Below is a function that is designed to generate such counts. Here is an example of its use:

crashDate <- as.Date(c("1908-09-17","1912-07-12","1913-08-06",
                        "1913-09-09","1913-10-17"))
df <- data.frame(date=crashDate)
byYears <- DAAGviz::eventCounts(data=df, dateCol="date",
                                 from=as.Date("1908-01-01"),
                                 by="1 year")

Output is:

> byYears
            Date n_
    1 1908-01-01  1
    2 1909-01-01  0
    3 1910-01-01  0
    4 1911-01-01  0
    5 1912-01-01  1
    6 1913-01-01  3

The argument categoryCol (character) optionally specifies the name of a column that holds categories by which counts are to classified (one column per category). The column takeOnly optionally holds a text string that when evaluated in the environment of the data frame data, yields a vector of logicals that limits the rows that are to be counted. Examples of valid by arguments are: "1 day", or "1 week", or "4 weeks", or "1 month", or "1 quarter", or "1 year", or "10 years". See help(seq.Date).
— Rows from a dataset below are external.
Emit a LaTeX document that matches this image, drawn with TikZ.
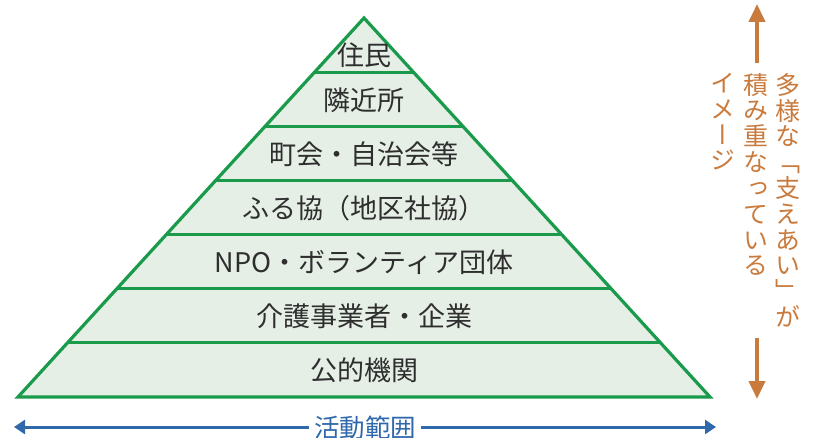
\documentclass[tikz,border=0pt]{standalone}
\usepackage{fontspec}
\newfontfamily\jp{Noto Sans CJK JP}
\newfontfamily\jpv[RawFeature=+vert]{Noto Sans CJK JP}
\usetikzlibrary{arrows.meta}
\definecolor{pgreen}{HTML}{1A9A4B}
\definecolor{pfill}{HTML}{E5EFE6}
\definecolor{porange}{HTML}{C97B3D}
\definecolor{pblue}{HTML}{2F69AC}
\definecolor{ptext}{HTML}{2E2E2E}
\begin{document}
\begin{tikzpicture}[x=1pt,y=-1pt,
  layer/.style={text=ptext,font=\jp\fontsize{27}{30}\selectfont,inner sep=0pt},
  vtext/.style={text=porange,font=\jpv\fontsize{25}{25.8}\selectfont,align=center,inner sep=0pt,anchor=north},
  oarrow/.style={draw=porange,line width=4pt,-{Triangle[width=16pt,length=18pt]}},
  barrow/.style={draw=pblue,line width=3pt,-{Triangle[width=14pt,length=11pt]}},
  sepline/.style={draw=pgreen,line width=3.2pt}]
\useasboundingbox (0,0) rectangle (821,438);
% pyramid
\coordinate (apex) at (364,18);
\coordinate (bl) at (18,397);
\coordinate (br) at (710,397);
\fill[pfill] (apex) -- (br) -- (bl) -- cycle;
\foreach \k in {1,...,6}{
  \pgfmathsetmacro{\yy}{18+54.14*\k}
  \pgfmathsetmacro{\hw}{0.91293*(\yy-18)}
  \draw[sepline] ({364-\hw},\yy) -- ({364+\hw},\yy);
}
\draw[pgreen,line width=3.2pt,line join=miter] (apex) -- (br) -- (bl) -- cycle;
% layer labels
\node[layer] (l1) at (364,55) {住民};
\node[layer] (l2) at (364,100) {隣近所};
\node[layer] (l3) at (364,154) {町会・自治会等};
\node[layer] (l4) at (364,208) {ふる協（地区社協）};
\node[layer] (l5) at (364,262) {NPO・ボランティア団体};
\node[layer] (l6) at (364,316) {介護事業者・企業};
\node[layer] (l7) at (364,370) {公的機関};
% bottom arrow
\node[text=pblue,font=\jp\fontsize{25.5}{30}\selectfont,fill=white,inner sep=5pt] (range) at (365,428) {活動範囲};
\coordinate (aL) at (14,427);
\coordinate (aR) at (716,427);
\draw[barrow] (range.west |- aL) -- (aL);
\draw[barrow] (range.east |- aR) -- (aR);
% vertical texts
\node[vtext] (c1) at (788,73) {多\\様\\な\\「\\支\\え\\あ\\い\\」\\が};
\node[vtext] (c2) at (756,73) {積\\み\\重\\な\\っ\\て\\い\\る};
\node[vtext] (c3) at (723,73) {イ\\メ\\ー\\ジ};
% orange arrows
\coordinate (oS1) at (757,63);
\coordinate (oT) at (757,4);
\coordinate (oS2) at (757,338);
\coordinate (oB) at (757,399);
\draw[oarrow] (oS1) -- (oT);
\draw[oarrow] (oS2) -- (oB);
\end{tikzpicture}
\end{document}
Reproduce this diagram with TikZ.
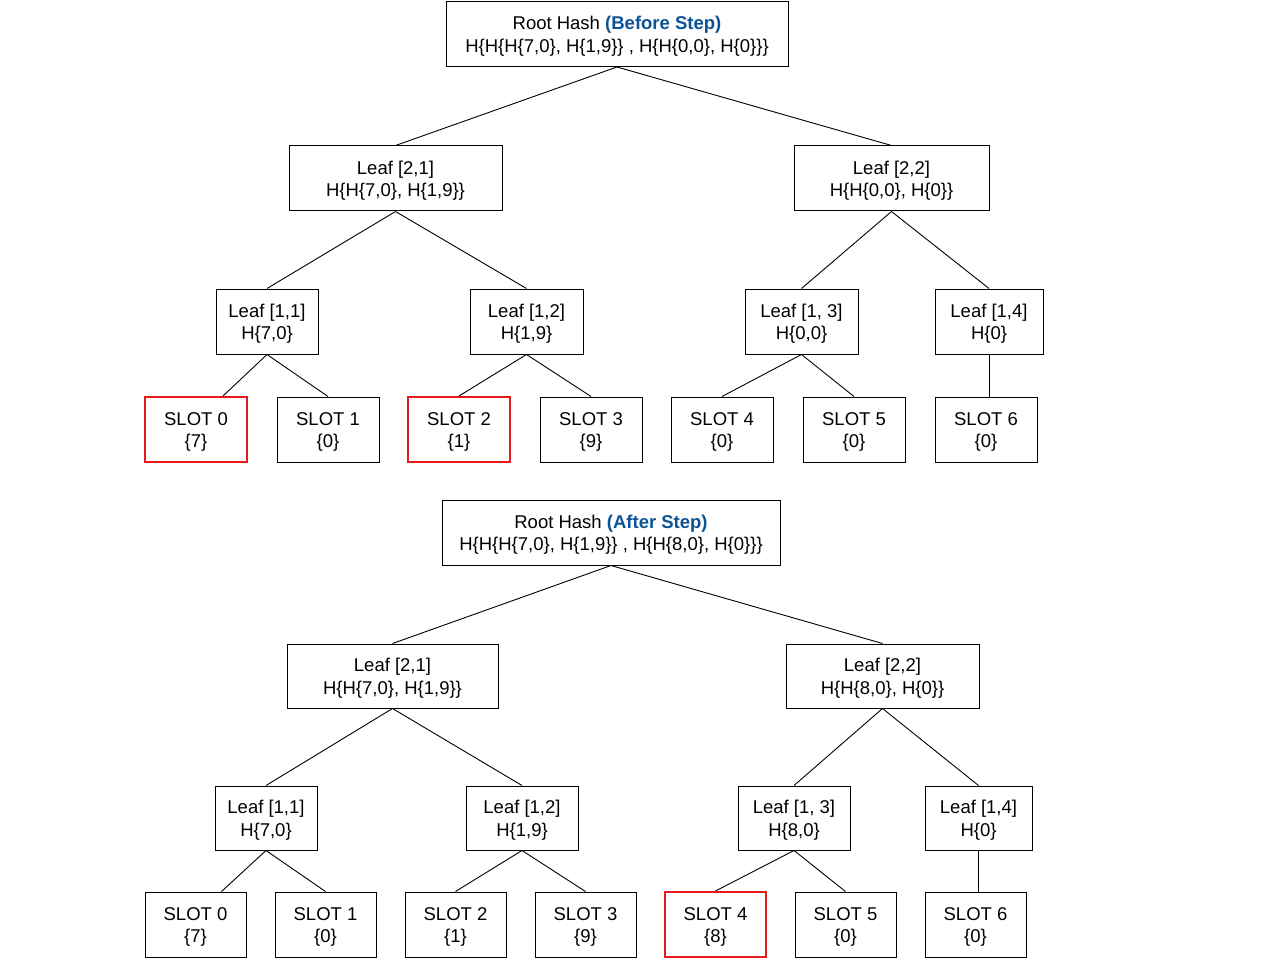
\documentclass[tikz,border=0pt]{standalone}
\usepackage{fontspec}
\setmainfont{Liberation Sans}
\usetikzlibrary{calc}
\definecolor{hlred}{RGB}{230,28,28}
\definecolor{hlblue}{HTML}{0B5394}
\tikzset{
  box/.style={draw=black, line width=1pt, rectangle, inner sep=0pt,
    font=\fontsize{18.5}{22.6}\selectfont, minimum height=65pt},
  redbox/.style={box, draw=hlred, line width=2pt},
  link/.style={draw=black, line width=0.9pt},
}
\newcommand{\hb}[1]{\textcolor{hlblue}{\bfseries #1}}
\newcommand{\tx}[2]{\raisebox{-2.3pt}[\height][\depth]{\begin{tabular}{@{}c@{}}#1\\#2\end{tabular}}}
\begin{document}
\begin{tikzpicture}[x=1pt,y=-1pt]
\useasboundingbox (0,0) rectangle (1280,960);
% ---------- top tree ----------
\node[box, minimum width=342pt] (rootA) at (617,34) {\tx{Root Hash \hb{(Before Step)}}{H\{H\{H\{7,0\}, H\{1,9\}\} , H\{H\{0,0\}, H\{0\}\}\}}};
\node[box, minimum width=213pt] (l21A) at (395.5,178.5) {\tx{Leaf [2,1]}{H\{H\{7,0\}, H\{1,9\}\}}};
\node[box, minimum width=195pt] (l22A) at (891.5,178.5) {\tx{Leaf [2,2]}{H\{H\{0,0\}, H\{0\}\}}};
\node[box, minimum width=102pt] (l11A) at (267,321.5) {\tx{Leaf [1,1]}{H\{7,0\}}};
\node[box, minimum width=113pt] (l12A) at (526.5,321.5) {\tx{Leaf [1,2]}{H\{1,9\}}};
\node[box, minimum width=113pt] (l13A) at (801.5,321.5) {\tx{Leaf [1, 3]}{H\{0,0\}}};
\node[box, minimum width=108pt] (l14A) at (989,321.5) {\tx{Leaf [1,4]}{H\{0\}}};
\node[redbox, minimum width=102pt] (s0A) at (196,429.5) {\tx{SLOT 0}{\{7\}}};
\node[box, minimum width=102pt] (s1A) at (328,429.5) {\tx{SLOT 1}{\{0\}}};
\node[redbox, minimum width=102pt] (s2A) at (459,429.5) {\tx{SLOT 2}{\{1\}}};
\node[box, minimum width=102pt] (s3A) at (591,429.5) {\tx{SLOT 3}{\{9\}}};
\node[box, minimum width=102pt] (s4A) at (722,429.5) {\tx{SLOT 4}{\{0\}}};
\node[box, minimum width=102pt] (s5A) at (854,429.5) {\tx{SLOT 5}{\{0\}}};
\node[box, minimum width=102pt] (s6A) at (986,429.5) {\tx{SLOT 6}{\{0\}}};
\draw[link] (rootA.south) -- (l21A.north);
\draw[link] (rootA.south) -- (l22A.north);
\draw[link] (l21A.south) -- (l11A.north);
\draw[link] (l21A.south) -- (l12A.north);
\draw[link] (l22A.south) -- (l13A.north);
\draw[link] (l22A.south) -- (l14A.north);
\draw[link] (l11A.south) -- ($(s0A.north)+(27,0)$);
\draw[link] (l11A.south) -- (s1A.north);
\draw[link] (l12A.south) -- (s2A.north);
\draw[link] (l12A.south) -- (s3A.north);
\draw[link] (l13A.south) -- (s4A.north);
\draw[link] (l13A.south) -- (s5A.north);
\draw[link] (l14A.south) -- (l14A.south |- s6A.north);
% ---------- bottom tree ----------
\node[box, minimum width=338pt] (rootB) at (611,532.5) {\tx{Root Hash \hb{(After Step)}}{H\{H\{H\{7,0\}, H\{1,9\}\} , H\{H\{8,0\}, H\{0\}\}\}}};
\node[box, minimum width=211pt, minimum height=64pt] (l21B) at (392.5,676) {\tx{Leaf [2,1]}{H\{H\{7,0\}, H\{1,9\}\}}};
\node[box, minimum width=193pt, minimum height=64pt] (l22B) at (882.5,676) {\tx{Leaf [2,2]}{H\{H\{8,0\}, H\{0\}\}}};
\node[box, minimum width=102pt, minimum height=64pt] (l11B) at (266,818) {\tx{Leaf [1,1]}{H\{7,0\}}};
\node[box, minimum width=112pt, minimum height=64pt] (l12B) at (522,818) {\tx{Leaf [1,2]}{H\{1,9\}}};
\node[box, minimum width=112pt, minimum height=64pt] (l13B) at (794,818) {\tx{Leaf [1, 3]}{H\{8,0\}}};
\node[box, minimum width=107pt, minimum height=64pt] (l14B) at (978.5,818) {\tx{Leaf [1,4]}{H\{0\}}};
\node[box, minimum width=101pt] (s0B) at (195.5,924.5) {\tx{SLOT 0}{\{7\}}};
\node[box, minimum width=101pt] (s1B) at (325.5,924.5) {\tx{SLOT 1}{\{0\}}};
\node[box, minimum width=101pt] (s2B) at (455.5,924.5) {\tx{SLOT 2}{\{1\}}};
\node[box, minimum width=101pt] (s3B) at (585.5,924.5) {\tx{SLOT 3}{\{9\}}};
\node[redbox, minimum width=101pt] (s4B) at (715.5,924.5) {\tx{SLOT 4}{\{8\}}};
\node[box, minimum width=101pt] (s5B) at (845.5,924.5) {\tx{SLOT 5}{\{0\}}};
\node[box, minimum width=101pt] (s6B) at (975.5,924.5) {\tx{SLOT 6}{\{0\}}};
\draw[link] (rootB.south) -- (l21B.north);
\draw[link] (rootB.south) -- (l22B.north);
\draw[link] (l21B.south) -- (l11B.north);
\draw[link] (l21B.south) -- (l12B.north);
\draw[link] (l22B.south) -- (l13B.north);
\draw[link] (l22B.south) -- (l14B.north);
\draw[link] (l11B.south) -- ($(s0B.north)+(26,0)$);
\draw[link] (l11B.south) -- (s1B.north);
\draw[link] (l12B.south) -- (s2B.north);
\draw[link] (l12B.south) -- (s3B.north);
\draw[link] (l13B.south) -- (s4B.north);
\draw[link] (l13B.south) -- (s5B.north);
\draw[link] (l14B.south) -- (l14B.south |- s6B.north);
\end{tikzpicture}
\end{document}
If indeed there is not already such a function in base or in the recommended packages, I may submit the above, probably with minor modifications, for inclusion.

eventCounts <-
function (data, dateCol = "Date", from = NULL, to = NULL, by = "1 month", 
          categoryCol = NULL, takeOnly = NULL, prefix = "n_") 
{
    checkCols <- c(dateCol, categoryCol) %in% names(data)
    if (!is.null(categoryCol) & !all(checkCols)) {
        txt <- paste("Name(s)", c(dateCol, categoryCol)[!checkCols], 
                     "not found in", deparse(data))
        stop(txt)
    }
    if (!is.null(takeOnly)) {
        subdat <- eval(parse(text = takeOnly), data)
        data <- subset(data, subdat)
    }
    date <- data[, dateCol]
    if (!is(date, "Date")) {
        date <- try(as.Date(date), silent = TRUE)
        if (class(date) == "try-error") 
            stop(paste("Column", dateCol, "must hold a date object"))
    }
    if (is.null(from)) 
        from <- min(date)
    if (is.null(to)) 
        to <- max(date)
    dateBreaks <- seq(from = from, to = to, by = by)
    dateBreaks <- c(dateBreaks, max(dateBreaks) + diff(dateBreaks[1:2]))
    countDF <- data.frame(Date = dateBreaks[-length(dateBreaks)])
    if (!is.null(categoryCol)) 
        categs <- names(table(data[, categoryCol]))
    else categs <- ""
    for (cat in categs) {
        if (!is.null(categoryCol)) 
            select <- data[, categoryCol] == cat
        else select <- rep(TRUE, nrow(countDF))
        cutDates <- cut(date[select], dateBreaks, right = FALSE)
        countNam <- paste0(prefix, gsub(" ", "", cat))
        countDF[, countNam] <- as.vector(table(cutDates))
    }
    countDF
}